Problem to solve:
Within the listing below, locate all lines containing the word "this". Copy each one.

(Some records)
######
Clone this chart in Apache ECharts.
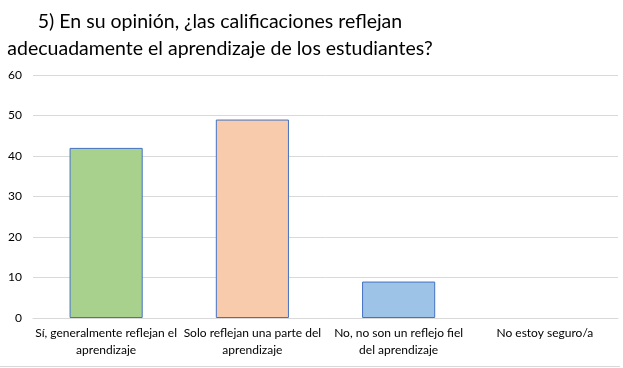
<!DOCTYPE html>
<html>
<head>
<meta charset="utf-8">
<script src="https://cdn.jsdelivr.net/npm/echarts@6/dist/echarts.min.js"></script>
<style>
  html, body { margin: 0; padding: 0; background: #fff; }
  #myCharts { width: 623px; height: 368px; }
</style>
</head>
<body>
<div id="myCharts"></div>
<script>
let dataName = [
  "Sí, generalmente reflejan el\naprendizaje",
  "Solo reflejan una parte del\naprendizaje",
  "No, no son un reflejo fiel\ndel aprendizaje",
  "No estoy seguro/a"
];
let dataList = [42, 49, 9, 0];
let barColors = ["#A9D18E", "#F8CBAD", "#9DC3E6", "#9DC3E6"];
let titleText = "5) En su opinión, ¿las calificaciones reflejan\nadecuadamente el aprendizaje de los estudiantes?";

let myChart = echarts.init(document.getElementById("myCharts"));
let option = {
  animation: false,
  title: {
    text: titleText,
    left: 215,
    top: 3,
    textAlign: "center",
    textStyle: {
      fontFamily: "Lato",
      fontWeight: "normal",
      fontSize: 19.5,
      lineHeight: 27,
      color: "#000"
    }
  },
  grid: {
    left: 33,
    right: 5,
    top: 75,
    bottom: 50
  },
  xAxis: {
    type: "category",
    data: dataName,
    axisTick: { show: false },
    axisLine: { lineStyle: { color: "#d9d9d9" } },
    axisLabel: {
      interval: 0,
      margin: 7,
      fontFamily: "Lato",
      fontSize: 12,
      lineHeight: 17,
      color: "#000"
    }
  },
  yAxis: {
    type: "value",
    min: 0,
    max: 60,
    interval: 10,
    axisLine: { show: false },
    axisTick: { show: false },
    splitLine: { lineStyle: { color: "#d9d9d9" } },
    axisLabel: {
      margin: 11,
      fontFamily: "Lato",
      fontSize: 12,
      color: "#000"
    }
  },
  series: [
    {
      type: "bar",
      barWidth: "50%",
      data: dataList.map(function (v, i) {
        return {
          value: v,
          itemStyle: { color: barColors[i], borderWidth: v > 0 ? 1 : 0 }
        };
      }),
      itemStyle: {
        borderColor: "#4472C4"
      }
    }
  ],
  graphic: [
    {
      type: "line",
      shape: { x1: 0, y1: 366.5, x2: 620, y2: 366.5 },
      style: { stroke: "#d9d9d9", lineWidth: 1 }
    }
  ]
};
myChart.setOption(option);
</script>
</body>
</html>
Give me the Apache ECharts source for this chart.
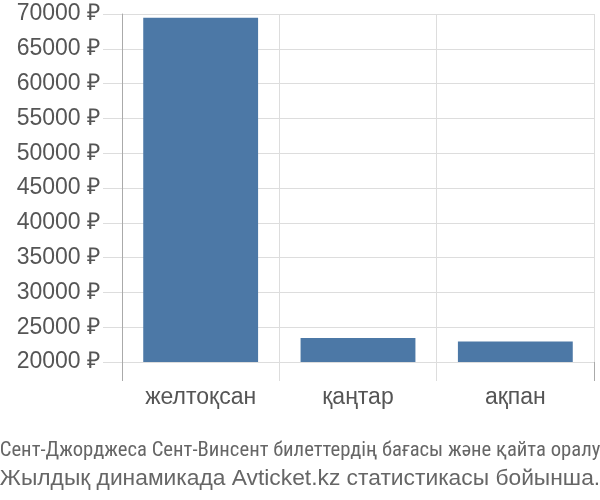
######
Expected answer:
Clone this chart in Apache ECharts.
Give me the Apache ECharts source for this chart.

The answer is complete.